THE GOLDEN YEARS OF STEAM
This month we have lovely little poem from old favourite, Roy Marriott, which allows us in to some footplate tales from Bill.
The Golden Years of Steam
By Roy Marriot
Rumbling, Clattering, pistons shattering
The intense silence of the night.
White steam billowing, in a long stream following
The engine speeding in its flight.
Carriages swaying, snake like shuddering
Staccato rhythms crossing metal points
Intensified screeching ear splitting hissing
Feels like the train is breaking at the joints.
Now through the tunnel, distant lights flickering
And the moon seems to be racing alongside
Passengers warm and sleeping, dreaming no doubt
Of adventures waiting at the end of the ride.
Rail travel was exciting, back in the old days
Before the airways were filled with jets and planes.
Train spotters in their hundreds crowded the stations
Marking down each peculiarity of the trains.
Being a child in the late forties
Often meant journeys to the seaside
With promise of rock and golden sands
Stopping at every station before reaching our destination
Then walking with my parents, hand in hand.
How I love to travel, brings back many memories
All the days seemed sunny, full of fun
No computer or television, making our own pleasures
And a bedtime story when the day was done.
Roy Marriott.
BILL’S FOOTPLATE TALES
Bill, alas no longer with us, was an old workmate of mine and he would regal us with tales of his life as a fireman and later as a driver on the footplate in the age of steam.
One tale I enjoyed in particular was of the time Bill was caught short on the engine. There were no toilets on the engine itself of course nor was provision to get through to the carriage toilets – so evidently the common practice to relieve oneself was out of the side of the engine while it was passing through a tunnel. On this particular day Bill had left it a bit late and he was still in action as the train emerged from the tunnel, resulting in him spraying a gang of platers who were working on the line and were happily standing back to allow the engine to pass safely. Can you imagine this scene from the plater’s point of view? There they were standing back and waving pleasantly to an engine exiting the mouth of the tunnel and then the amazement of coming to terms with the sight of this bloke standing on the footplate and p…..g all over you as it flew past.

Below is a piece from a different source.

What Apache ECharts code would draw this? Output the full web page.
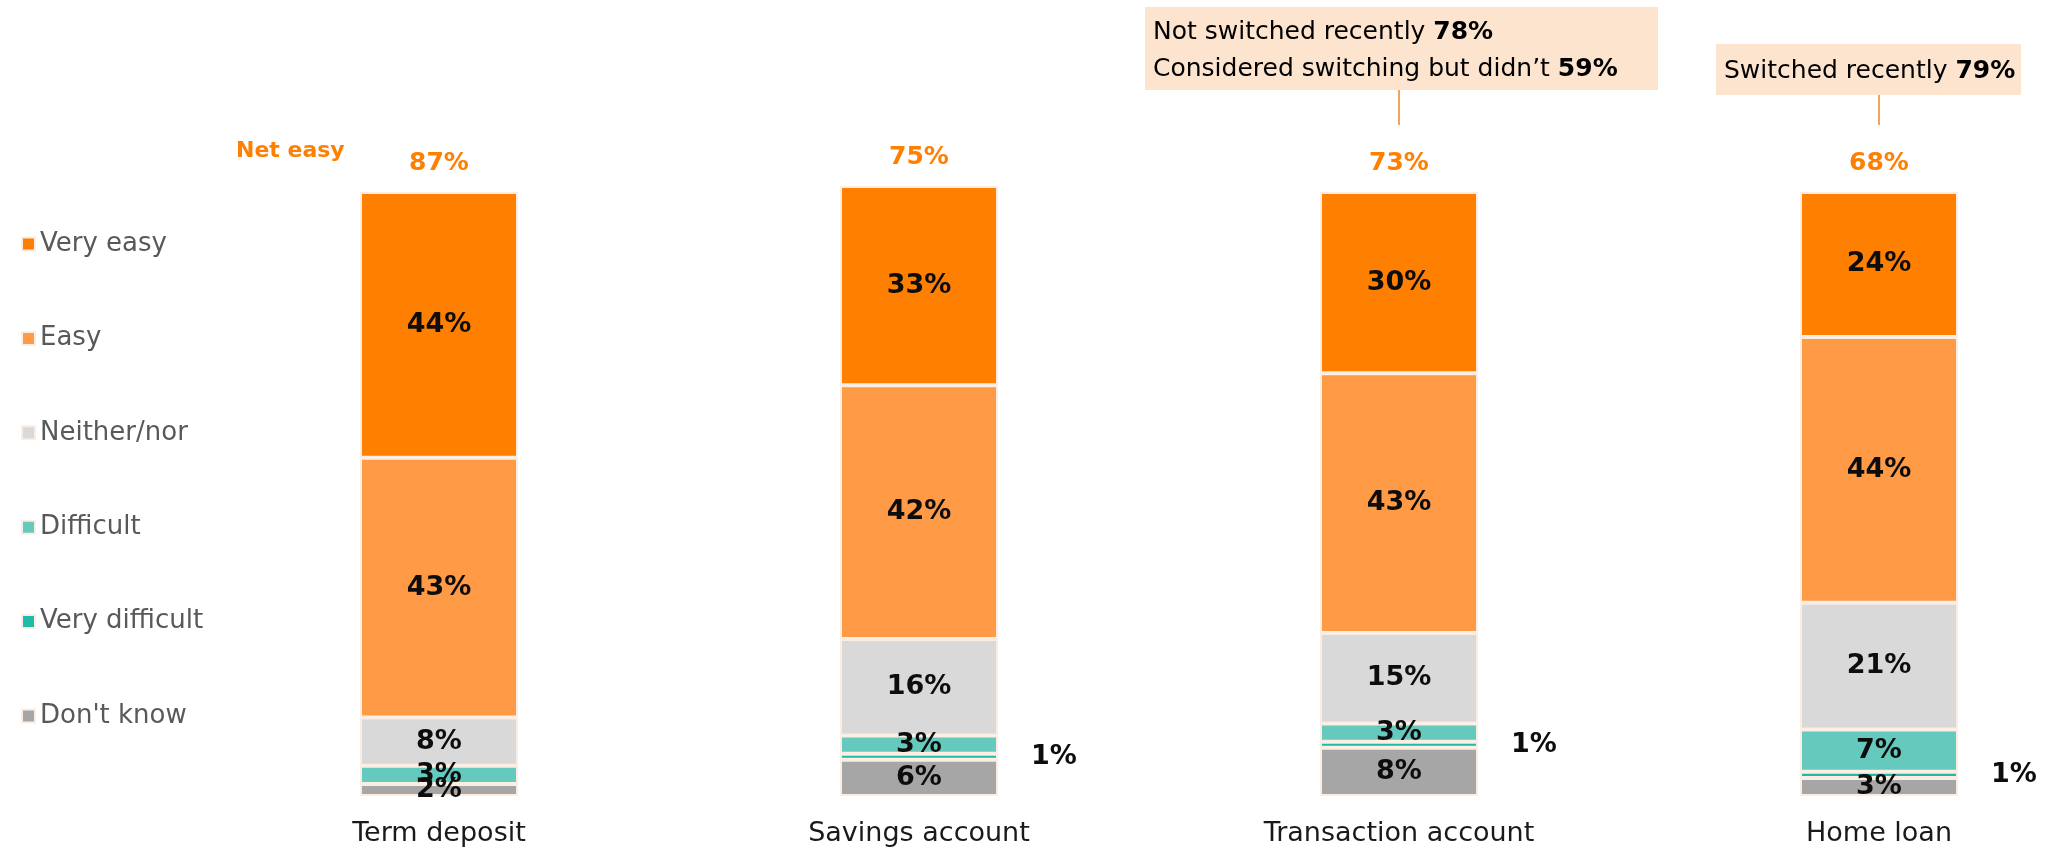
<!DOCTYPE html>
<html>
<head>
<meta charset="utf-8">
<script src="https://cdn.jsdelivr.net/npm/echarts@6/dist/echarts.min.js"></script>
<style>html,body{margin:0;padding:0;background:#fff;}#c{width:2052px;height:848px;}</style>
</head>
<body>
<div id="c"></div>
<script>
const categories = ['Term deposit', 'Savings account', 'Transaction account', 'Home loan'];
const veryEasy = [44, 33, 30, 24];
const easy = [43, 42, 43, 44];
const neither = [8, 16, 15, 21];
const difficult = [3, 3, 3, 7];
const veryDifficult = [0, 1, 1, 1];
const dontKnow = [2, 6, 8, 3];
const netEasy = [87, 75, 73, 68];
const legendNames = ['Very easy', 'Easy', 'Neither/nor', 'Difficult', 'Very difficult', "Don't know"];
const annotations = [
  { category: 'Transaction account', lines: [['Not switched recently ', '78%'], ["Considered switching but didn\u2019t ", '59%']] },
  { category: 'Home loan', lines: [['Switched recently ', '79%']] }
];

const FONT = 'DejaVu Sans';
const ORANGE = '#FF7F00';
const chart = echarts.init(document.getElementById('c'), null, { renderer: 'canvas' });

const inLabel = {
  show: true, position: 'inside', color: '#0d0d0d', fontFamily: FONT, fontWeight: 'bold', fontSize: 27,
  formatter: p => p.value > 0 ? p.value + '%' : ''
};
function seg(name, data, color, label) {
  return {
    name, type: 'bar', stack: 'total', data, barWidth: 158, clip: false,
    itemStyle: { color, borderColor: '#FCEDE2', borderWidth: 2 },
    label: label || inLabel,
    emphasis: { disabled: true }
  };
}

const option = {
  animation: false,
  backgroundColor: '#ffffff',
  title: {
    text: 'Net easy', left: 231, top: 135,
    textStyle: { color: ORANGE, fontFamily: FONT, fontWeight: 'bold', fontSize: 22 }
  },
  legend: {
    data: legendNames, orient: 'vertical', left: 16, top: 226,
    icon: 'rect', itemWidth: 13, itemHeight: 13, itemGap: 68.4,
    textStyle: { color: '#595959', fontFamily: FONT, fontSize: 26, lineHeight: 24, padding: [0, 0, 0, 0] },
    selectedMode: false
  },
  grid: { left: 439, right: 173, top: 71.2, bottom: 52, containLabel: false },
  xAxis: {
    type: 'category', data: categories, boundaryGap: false,
    axisLine: { show: false }, axisTick: { show: false }, splitLine: { show: false },
    axisLabel: { color: '#1a1a1a', fontFamily: FONT, fontSize: 27, margin: 24 }
  },
  yAxis: { type: 'value', min: 0, max: 120, show: false, splitLine: { show: false } },
  series: [
    seg("Don't know", dontKnow, '#A6A6A6'),
    seg('Very difficult', veryDifficult, '#20BBA8', {
      show: true, position: 'right', distance: 33, color: '#0d0d0d', fontFamily: FONT, fontWeight: 'bold', fontSize: 27,
      formatter: p => p.value > 0 ? p.value + '%' : ''
    }),
    seg('Difficult', difficult, '#66C9BE'),
    seg('Neither/nor', neither, '#D9D9D9'),
    seg('Easy', easy, '#FF9A47'),
    seg('Very easy', veryEasy, ORANGE),
    {
      name: 'Net easy', type: 'bar', stack: 'total', barWidth: 158, clip: false,
      data: netEasy.map(() => 0),
      itemStyle: { color: 'rgba(0,0,0,0)', borderWidth: 0 },
      label: {
        show: true, position: 'top', distance: 16, color: ORANGE, fontFamily: FONT, fontWeight: 'bold', fontSize: 25,
        formatter: p => netEasy[p.dataIndex] + '%'
      },
      emphasis: { disabled: true }
    }
  ]
};
chart.setOption(option);

// annotation boxes positioned relative to the category axis
const boxLayout = [
  { leftOff: -254, width: 513, top: 7, height: 83 },
  { leftOff: -163, width: 305, top: 44, height: 51 }
];
const graphics = [];
annotations.forEach((a, i) => {
  const cx = chart.convertToPixel({ xAxisIndex: 0 }, a.category);
  const L = boxLayout[i];
  const fontSize = 25, lh = 37;
  const rich = { n: { fontFamily: FONT, fontSize, color: '#333333', lineHeight: lh }, b: { fontFamily: FONT, fontSize, fontWeight: 'bold', color: '#262626', lineHeight: lh } };
  const text = a.lines.map(l => '{n|' + l[0] + '}{b|' + l[1] + '}').join('\n');
  const left = cx + L.leftOff;
  const textH = a.lines.length * lh;
  graphics.push({ type: 'rect', shape: { x: left, y: L.top, width: L.width, height: L.height }, style: { fill: '#FDE4CF' }, z: 10 });
  graphics.push({ type: 'text', x: left + 8, y: L.top + (L.height - textH) / 2 + 2, style: { text, rich }, z: 11 });
  graphics.push({ type: 'line', shape: { x1: cx, y1: L.top + L.height, x2: cx, y2: 125 }, style: { stroke: '#F7A35C', lineWidth: 2 }, z: 10 });
});
chart.setOption({ graphic: graphics });
</script>
</body>
</html>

Bill had the ability to tell a tale and make it live He described as how he had been a fireman on a train bringing a line of empty goods wagons over the Pennines from Lancashire into Yorkshire. It transpired that the driver, who Bill described as a little gnome like creature who smoked a clay pipe, had been a bit lazy and he had not bothered to couple up the brakes on the wagons as he believed, wrongly as it seems, that the brake on the engine would be enough to hold a train which was only pulling empty wagons. Bill said we came flying down the Yorkshire side of the Pennines and seemed to be gathering speed rather than slowing down. We would meet the main line at the bottom and if a red light was showing we would have to stop to allow the express to pass. Bill said, I said to the drier, ‘don’t you think you should put the brakes on Burt’ and when I turned round he was wedged in the corner bracing his foot against the brake pushing for all his might, his clay pipe dangling out of his mouth. ‘What do you think I’m doing I’ve had the b…..brake on for five minutes and we’re not slowing down’. We shot out onto the main line at the bottom like a cork out of a bottle and thank God there was nothing coming.

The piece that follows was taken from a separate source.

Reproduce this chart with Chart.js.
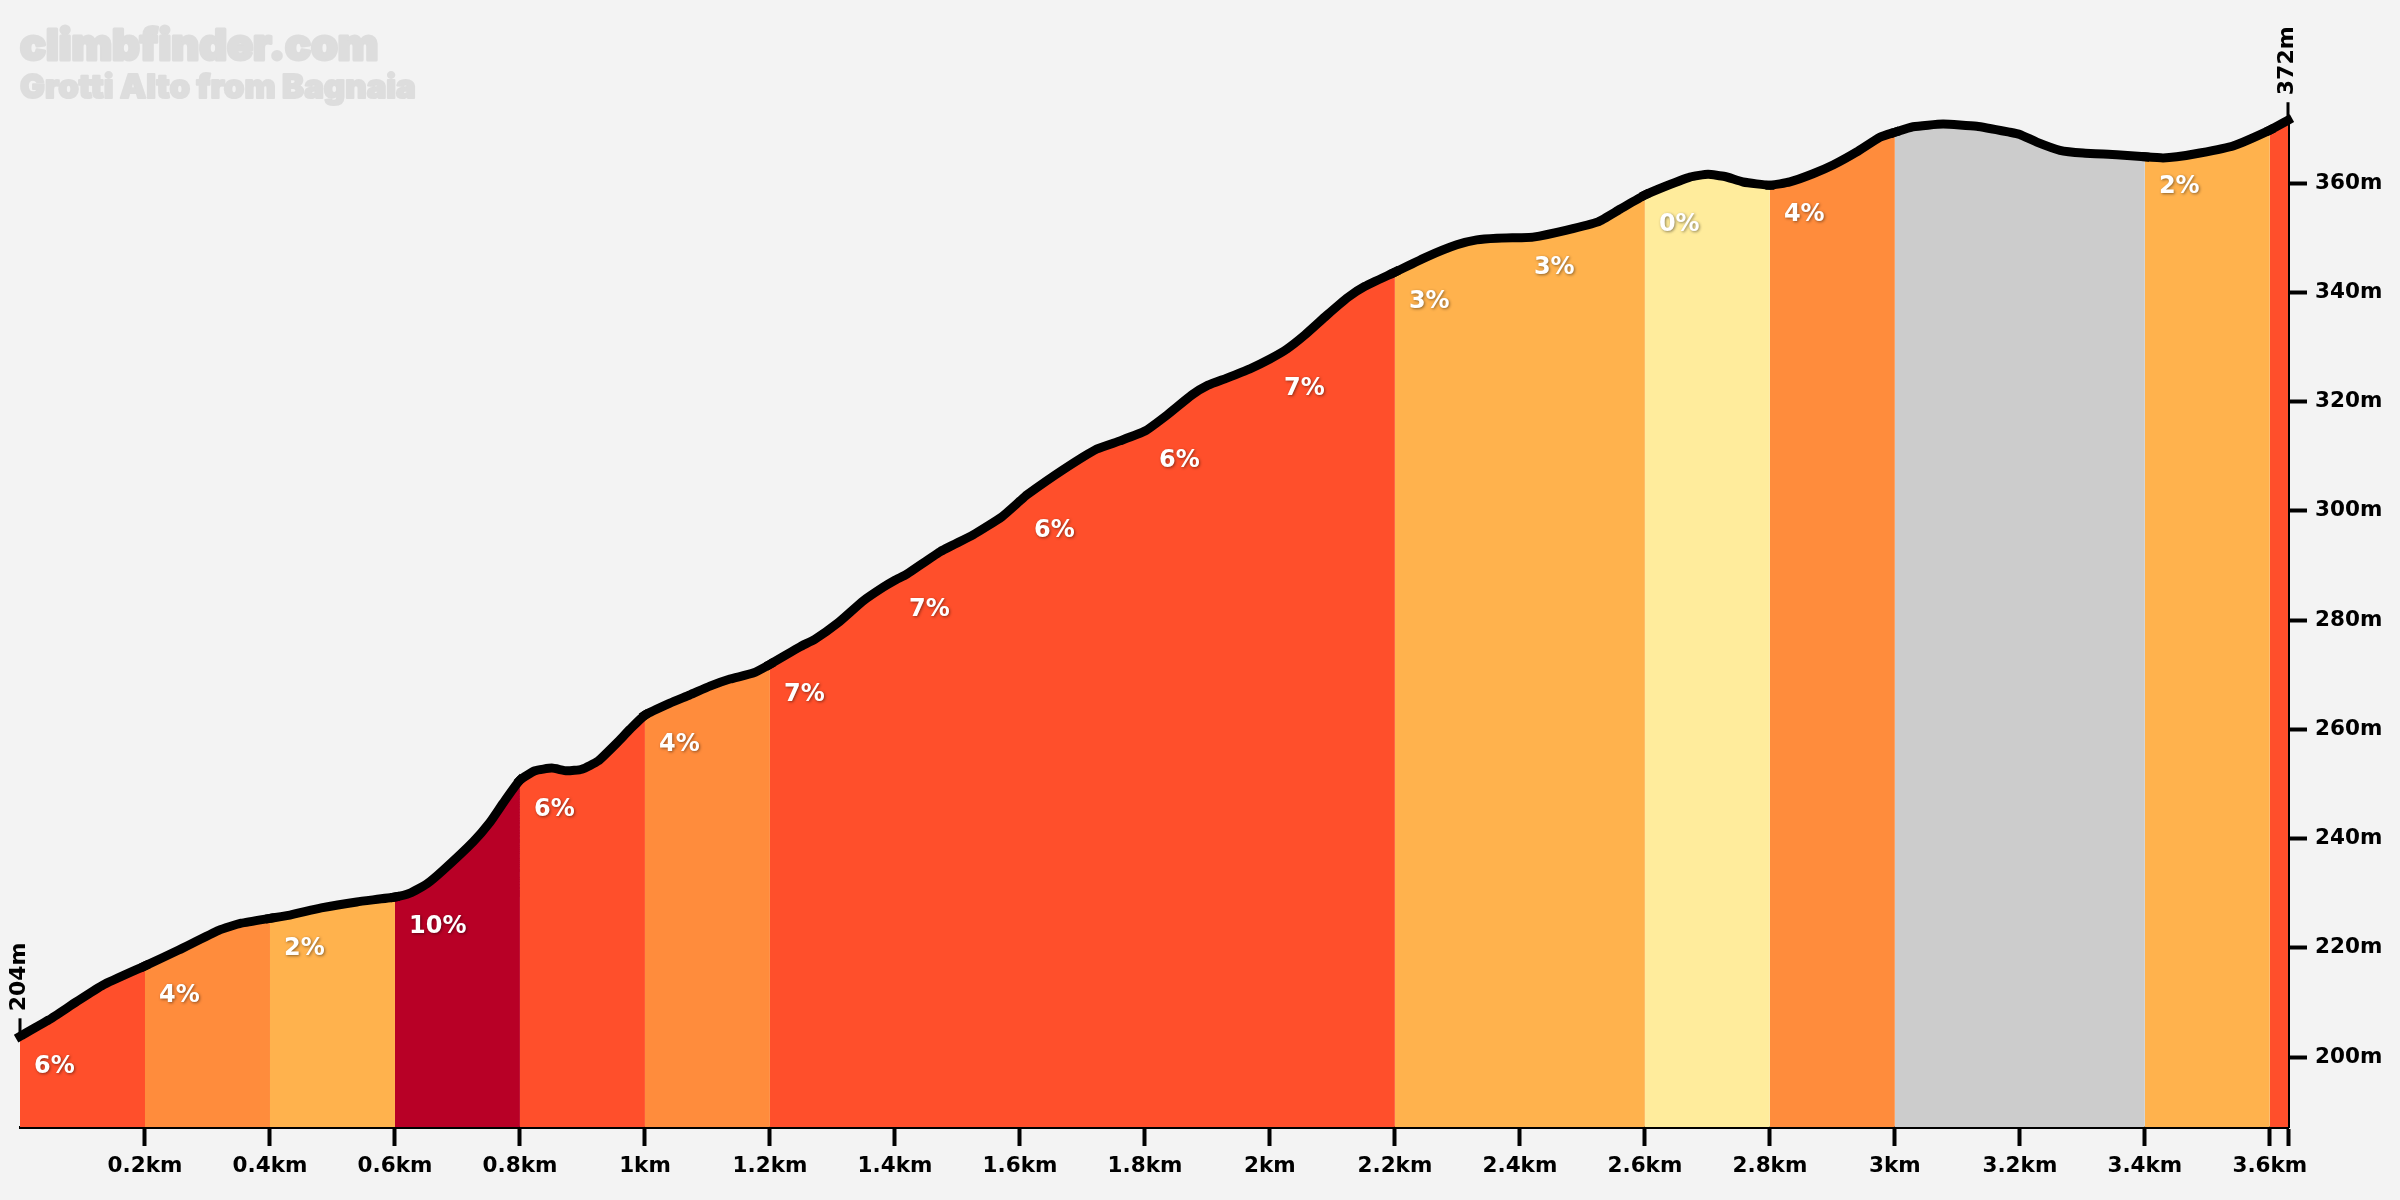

Another of his engine tales concerned a tunnel again – on this occasion Bill was the fireman and he became concerned that the train was travelling very fast considering it had to stop at a station which came immediately after the tunnel, ‘Don’t you think we are going a bit fast for such and such a station?’ Bill had said to the driver. ‘Bloody Hell!’ had replied driver, ‘I’d forgotten we were stopping there today!’ With that he had banged on the anchors so hard that the wheels locked and the train slid out of the tunnel and passed the platform with sparks flying from the wheels. An old lady happened to be waiting for the train and unabashed the driver lifted his hat to her and said, ‘I’ll be with you in a minute madam’, as the train slid past. In fact, they had to get permission from the stationmaster to change the signals and allow the train to reverse back to the platform. But yet again it’s the concept from the lady’s point of view that is so funny – the idea of a train sliding out of a tunnel, wheels locked and sparks flying and the sight of the engine driver tipping his hat as it slid past.